Plumeria plants, with their beautiful colorful blooms, are not just a flower to admire on tropical vacations. With a little love and dedication, you can also successfully grow one at home.
If you want frangipani (plumeria) to thrive in the UK, location is everything. With a little TLC, you can grow and propagate this tropical beauty in the comfort of your own home. You can find out exactly how this works and which varieties of the frangipani tree do well in our article below.
Frangipani: flower and properties
Frangipani is the name given to plants of the Plumeria genus in the Apocynaceae family. They are generally found in Central and South America and the West Indies. With the right conditions, it is also possible to grow her successfully in temperate climates like the UK.
Plumeria flowers come in a wide variety of colors and not only are they stunning to look at, they also exude an equally impressive fruity-sweet scent. Frangipani bloom here between June and October, making them very popular houseplants. The buds have a waxy look, and since the stamens and stigmas you usually see in the center of a bud aren’t visible, they appear almost minimalist. The stems can be up to 3 cm across and usually bear a cluster of coarse leaves with distinct leaf veins at the tips of the shoots.
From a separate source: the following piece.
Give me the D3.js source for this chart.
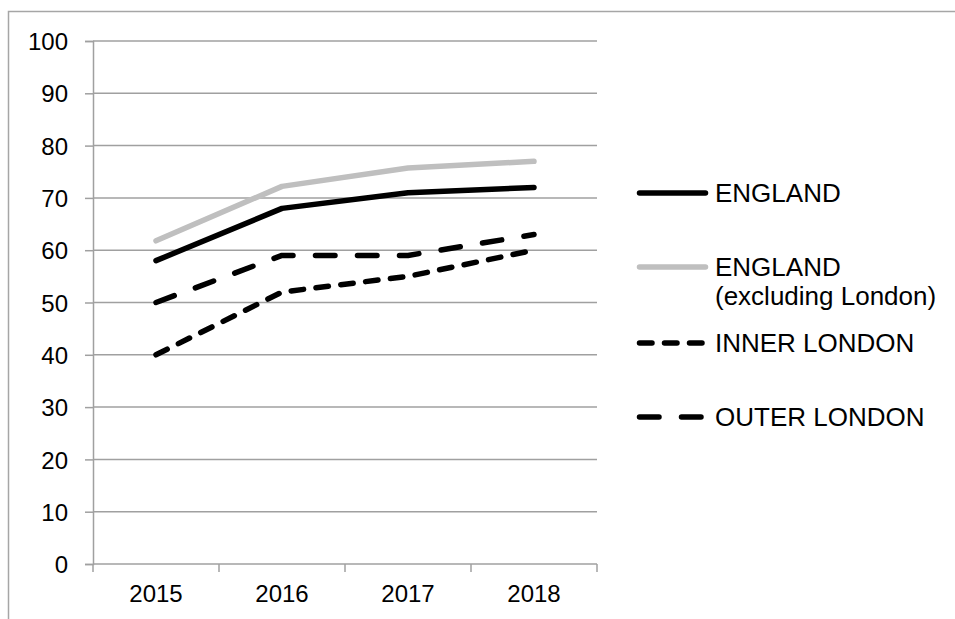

The stems also contain a toxic sap, so be sure to wear gloves when handling the plant.
Depending on the variety, Plumeria grows more as a compact shrub or as a sprawling tree that can grow up to 8 m high in its homeland. As a houseplant, however, they rarely grow higher than 3 m.
In Asia, the frangipani plant symbolizes immortality and is often planted near temples, which is probably where one of its other common names – temple tree – comes from.